### SET EXERCISE
Below are several entries. Transcribe exactly those lines that fall from the one with "Write a web" through the one with "const yGridValues = [1e-15, 1e-14];", end lines included.

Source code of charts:
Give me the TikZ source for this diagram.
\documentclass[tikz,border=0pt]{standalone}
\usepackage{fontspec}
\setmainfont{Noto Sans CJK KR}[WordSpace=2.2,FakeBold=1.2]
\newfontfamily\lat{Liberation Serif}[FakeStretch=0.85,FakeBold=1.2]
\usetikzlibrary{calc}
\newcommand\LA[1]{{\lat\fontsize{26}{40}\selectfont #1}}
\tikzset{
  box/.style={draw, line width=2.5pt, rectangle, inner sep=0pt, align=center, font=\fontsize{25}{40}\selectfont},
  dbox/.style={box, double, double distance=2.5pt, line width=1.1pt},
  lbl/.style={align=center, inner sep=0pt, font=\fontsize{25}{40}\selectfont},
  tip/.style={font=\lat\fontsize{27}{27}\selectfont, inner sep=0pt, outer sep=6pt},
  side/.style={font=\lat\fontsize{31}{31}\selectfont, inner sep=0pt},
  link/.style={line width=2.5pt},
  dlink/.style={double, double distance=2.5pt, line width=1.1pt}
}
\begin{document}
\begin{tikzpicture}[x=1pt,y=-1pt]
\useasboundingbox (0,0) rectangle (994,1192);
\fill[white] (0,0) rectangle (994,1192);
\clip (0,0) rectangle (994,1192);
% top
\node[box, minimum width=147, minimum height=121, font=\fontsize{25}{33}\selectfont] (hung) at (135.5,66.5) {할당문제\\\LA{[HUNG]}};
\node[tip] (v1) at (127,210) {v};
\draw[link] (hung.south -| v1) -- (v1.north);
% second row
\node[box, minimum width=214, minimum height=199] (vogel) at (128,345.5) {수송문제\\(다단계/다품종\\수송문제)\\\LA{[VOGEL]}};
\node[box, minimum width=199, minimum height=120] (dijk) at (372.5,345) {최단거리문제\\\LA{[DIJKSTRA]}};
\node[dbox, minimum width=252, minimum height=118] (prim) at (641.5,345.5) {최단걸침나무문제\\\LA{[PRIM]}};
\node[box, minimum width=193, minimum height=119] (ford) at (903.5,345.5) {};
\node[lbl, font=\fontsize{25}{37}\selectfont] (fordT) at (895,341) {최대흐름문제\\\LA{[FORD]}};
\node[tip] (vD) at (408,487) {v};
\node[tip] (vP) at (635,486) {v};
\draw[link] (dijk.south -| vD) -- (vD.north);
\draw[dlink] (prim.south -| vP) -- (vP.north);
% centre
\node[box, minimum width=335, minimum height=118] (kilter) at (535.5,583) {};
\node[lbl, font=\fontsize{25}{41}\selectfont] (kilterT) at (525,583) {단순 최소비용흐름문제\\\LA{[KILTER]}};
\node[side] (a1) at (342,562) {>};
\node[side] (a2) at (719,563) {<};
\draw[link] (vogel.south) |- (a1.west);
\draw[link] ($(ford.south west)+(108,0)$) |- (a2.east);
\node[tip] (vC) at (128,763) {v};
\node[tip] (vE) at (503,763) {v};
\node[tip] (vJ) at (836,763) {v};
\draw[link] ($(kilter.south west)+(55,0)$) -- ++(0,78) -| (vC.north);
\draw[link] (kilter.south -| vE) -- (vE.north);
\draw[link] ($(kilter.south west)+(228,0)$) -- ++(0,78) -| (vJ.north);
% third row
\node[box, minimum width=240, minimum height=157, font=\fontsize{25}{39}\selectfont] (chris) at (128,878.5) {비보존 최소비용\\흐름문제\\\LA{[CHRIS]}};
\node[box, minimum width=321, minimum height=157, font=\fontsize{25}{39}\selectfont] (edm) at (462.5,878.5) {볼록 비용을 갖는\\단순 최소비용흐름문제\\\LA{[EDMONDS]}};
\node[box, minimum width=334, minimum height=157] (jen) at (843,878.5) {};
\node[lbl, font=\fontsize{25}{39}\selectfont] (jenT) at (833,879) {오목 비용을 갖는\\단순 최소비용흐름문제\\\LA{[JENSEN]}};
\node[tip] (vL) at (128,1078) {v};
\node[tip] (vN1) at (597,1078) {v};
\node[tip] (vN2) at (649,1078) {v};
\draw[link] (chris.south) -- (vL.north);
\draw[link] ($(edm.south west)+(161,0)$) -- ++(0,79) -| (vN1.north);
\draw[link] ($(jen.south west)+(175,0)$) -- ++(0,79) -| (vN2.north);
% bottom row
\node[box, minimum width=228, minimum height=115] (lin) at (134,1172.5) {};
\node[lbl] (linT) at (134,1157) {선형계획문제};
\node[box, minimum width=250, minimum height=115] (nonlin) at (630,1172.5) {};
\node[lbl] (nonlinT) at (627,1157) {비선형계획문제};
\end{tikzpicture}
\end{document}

...

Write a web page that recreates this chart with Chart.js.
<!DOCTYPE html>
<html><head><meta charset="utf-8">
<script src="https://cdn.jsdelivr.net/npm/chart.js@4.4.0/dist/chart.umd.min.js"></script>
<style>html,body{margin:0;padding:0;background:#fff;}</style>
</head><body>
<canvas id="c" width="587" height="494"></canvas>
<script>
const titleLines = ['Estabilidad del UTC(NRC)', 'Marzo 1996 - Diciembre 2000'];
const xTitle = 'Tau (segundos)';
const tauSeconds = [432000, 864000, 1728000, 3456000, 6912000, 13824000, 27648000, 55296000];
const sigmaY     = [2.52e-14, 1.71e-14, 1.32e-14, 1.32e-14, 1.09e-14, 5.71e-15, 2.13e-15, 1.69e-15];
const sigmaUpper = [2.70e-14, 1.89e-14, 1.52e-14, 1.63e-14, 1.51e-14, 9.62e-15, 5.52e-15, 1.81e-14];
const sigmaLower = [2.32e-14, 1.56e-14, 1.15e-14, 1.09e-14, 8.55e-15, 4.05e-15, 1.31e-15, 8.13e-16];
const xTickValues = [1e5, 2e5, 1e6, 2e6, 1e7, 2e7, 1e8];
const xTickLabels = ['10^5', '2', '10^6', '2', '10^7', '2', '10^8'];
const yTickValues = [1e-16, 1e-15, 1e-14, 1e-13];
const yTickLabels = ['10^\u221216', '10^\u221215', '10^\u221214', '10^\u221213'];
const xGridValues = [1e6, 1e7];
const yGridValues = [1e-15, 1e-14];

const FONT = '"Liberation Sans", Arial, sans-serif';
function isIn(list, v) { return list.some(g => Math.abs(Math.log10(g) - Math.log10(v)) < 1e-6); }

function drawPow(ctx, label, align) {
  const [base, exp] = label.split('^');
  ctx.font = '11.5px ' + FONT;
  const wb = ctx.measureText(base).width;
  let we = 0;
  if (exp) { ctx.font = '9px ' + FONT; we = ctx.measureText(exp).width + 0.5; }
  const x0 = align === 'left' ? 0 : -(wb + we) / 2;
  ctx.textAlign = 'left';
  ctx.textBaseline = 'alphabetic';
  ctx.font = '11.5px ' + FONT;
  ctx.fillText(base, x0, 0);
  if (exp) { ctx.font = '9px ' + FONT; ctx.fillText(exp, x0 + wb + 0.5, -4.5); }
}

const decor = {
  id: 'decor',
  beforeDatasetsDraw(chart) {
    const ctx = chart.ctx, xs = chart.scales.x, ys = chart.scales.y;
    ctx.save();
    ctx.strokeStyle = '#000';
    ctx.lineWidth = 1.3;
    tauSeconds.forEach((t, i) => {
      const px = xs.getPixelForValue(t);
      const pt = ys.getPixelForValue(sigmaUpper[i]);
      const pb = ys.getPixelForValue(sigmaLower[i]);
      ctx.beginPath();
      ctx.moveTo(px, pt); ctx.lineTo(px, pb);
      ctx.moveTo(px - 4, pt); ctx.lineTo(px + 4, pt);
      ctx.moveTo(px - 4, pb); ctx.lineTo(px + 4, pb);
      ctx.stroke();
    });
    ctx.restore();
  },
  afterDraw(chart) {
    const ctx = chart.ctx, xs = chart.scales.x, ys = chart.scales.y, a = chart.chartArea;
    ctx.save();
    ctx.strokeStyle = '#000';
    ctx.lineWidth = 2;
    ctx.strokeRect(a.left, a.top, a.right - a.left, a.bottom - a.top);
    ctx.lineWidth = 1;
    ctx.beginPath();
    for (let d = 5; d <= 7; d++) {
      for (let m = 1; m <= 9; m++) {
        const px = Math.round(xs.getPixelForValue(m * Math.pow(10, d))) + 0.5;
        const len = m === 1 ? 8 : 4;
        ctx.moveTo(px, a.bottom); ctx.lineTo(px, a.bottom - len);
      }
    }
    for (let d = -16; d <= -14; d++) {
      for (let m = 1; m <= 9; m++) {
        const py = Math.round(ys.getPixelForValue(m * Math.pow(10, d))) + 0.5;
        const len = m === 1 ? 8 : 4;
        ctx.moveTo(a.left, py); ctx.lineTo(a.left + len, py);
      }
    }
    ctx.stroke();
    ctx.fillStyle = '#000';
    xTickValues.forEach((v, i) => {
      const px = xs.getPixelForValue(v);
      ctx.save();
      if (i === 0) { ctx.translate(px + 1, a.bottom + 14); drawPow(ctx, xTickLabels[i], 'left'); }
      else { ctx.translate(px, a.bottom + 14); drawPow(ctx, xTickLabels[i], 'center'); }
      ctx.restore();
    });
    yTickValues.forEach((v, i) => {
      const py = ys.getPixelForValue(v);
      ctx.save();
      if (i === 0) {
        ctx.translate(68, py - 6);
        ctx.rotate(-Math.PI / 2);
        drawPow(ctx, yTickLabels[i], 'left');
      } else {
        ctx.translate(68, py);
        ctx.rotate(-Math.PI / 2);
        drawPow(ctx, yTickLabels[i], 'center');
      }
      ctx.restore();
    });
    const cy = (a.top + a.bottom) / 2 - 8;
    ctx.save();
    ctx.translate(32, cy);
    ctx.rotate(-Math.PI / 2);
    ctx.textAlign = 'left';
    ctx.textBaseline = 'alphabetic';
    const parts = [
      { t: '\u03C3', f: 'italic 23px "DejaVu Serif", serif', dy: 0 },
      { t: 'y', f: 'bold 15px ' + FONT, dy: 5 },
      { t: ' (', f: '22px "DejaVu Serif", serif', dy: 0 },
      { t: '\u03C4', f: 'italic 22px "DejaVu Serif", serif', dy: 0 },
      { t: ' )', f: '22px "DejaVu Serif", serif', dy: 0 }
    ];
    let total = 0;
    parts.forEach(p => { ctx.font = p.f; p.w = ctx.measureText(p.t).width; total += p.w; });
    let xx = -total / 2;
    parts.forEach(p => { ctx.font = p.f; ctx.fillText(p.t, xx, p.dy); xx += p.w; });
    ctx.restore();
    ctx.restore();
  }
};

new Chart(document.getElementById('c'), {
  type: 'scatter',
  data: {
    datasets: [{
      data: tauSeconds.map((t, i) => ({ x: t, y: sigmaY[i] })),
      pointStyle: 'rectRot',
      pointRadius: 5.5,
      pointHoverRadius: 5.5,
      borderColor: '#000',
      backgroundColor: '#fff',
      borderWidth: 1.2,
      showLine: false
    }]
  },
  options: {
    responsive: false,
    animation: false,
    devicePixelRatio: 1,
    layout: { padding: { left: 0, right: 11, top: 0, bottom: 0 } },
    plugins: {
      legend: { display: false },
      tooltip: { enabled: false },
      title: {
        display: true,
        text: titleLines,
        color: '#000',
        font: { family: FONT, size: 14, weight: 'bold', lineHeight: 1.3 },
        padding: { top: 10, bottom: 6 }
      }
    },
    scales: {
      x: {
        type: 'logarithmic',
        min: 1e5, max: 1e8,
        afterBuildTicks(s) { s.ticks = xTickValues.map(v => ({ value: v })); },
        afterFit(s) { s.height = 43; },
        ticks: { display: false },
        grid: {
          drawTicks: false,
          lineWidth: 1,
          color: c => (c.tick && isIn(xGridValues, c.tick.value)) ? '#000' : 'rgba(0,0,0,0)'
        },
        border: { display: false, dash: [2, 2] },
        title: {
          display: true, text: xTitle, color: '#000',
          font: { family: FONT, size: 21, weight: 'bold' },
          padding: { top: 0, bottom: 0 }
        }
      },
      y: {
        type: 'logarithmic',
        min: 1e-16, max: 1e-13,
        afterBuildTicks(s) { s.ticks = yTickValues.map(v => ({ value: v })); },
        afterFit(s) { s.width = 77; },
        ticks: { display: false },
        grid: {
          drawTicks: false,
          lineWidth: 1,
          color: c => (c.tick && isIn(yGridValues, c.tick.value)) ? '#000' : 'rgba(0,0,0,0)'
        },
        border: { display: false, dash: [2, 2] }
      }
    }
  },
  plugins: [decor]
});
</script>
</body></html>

### FINISHED ANSWER
Write a web page that recreates this chart with Chart.js.
<!DOCTYPE html>
<html><head><meta charset="utf-8">
<script src="https://cdn.jsdelivr.net/npm/chart.js@4.4.0/dist/chart.umd.min.js"></script>
<style>html,body{margin:0;padding:0;background:#fff;}</style>
</head><body>
<canvas id="c" width="587" height="494"></canvas>
<script>
const titleLines = ['Estabilidad del UTC(NRC)', 'Marzo 1996 - Diciembre 2000'];
const xTitle = 'Tau (segundos)';
const tauSeconds = [432000, 864000, 1728000, 3456000, 6912000, 13824000, 27648000, 55296000];
const sigmaY     = [2.52e-14, 1.71e-14, 1.32e-14, 1.32e-14, 1.09e-14, 5.71e-15, 2.13e-15, 1.69e-15];
const sigmaUpper = [2.70e-14, 1.89e-14, 1.52e-14, 1.63e-14, 1.51e-14, 9.62e-15, 5.52e-15, 1.81e-14];
const sigmaLower = [2.32e-14, 1.56e-14, 1.15e-14, 1.09e-14, 8.55e-15, 4.05e-15, 1.31e-15, 8.13e-16];
const xTickValues = [1e5, 2e5, 1e6, 2e6, 1e7, 2e7, 1e8];
const xTickLabels = ['10^5', '2', '10^6', '2', '10^7', '2', '10^8'];
const yTickValues = [1e-16, 1e-15, 1e-14, 1e-13];
const yTickLabels = ['10^\u221216', '10^\u221215', '10^\u221214', '10^\u221213'];
const xGridValues = [1e6, 1e7];
const yGridValues = [1e-15, 1e-14];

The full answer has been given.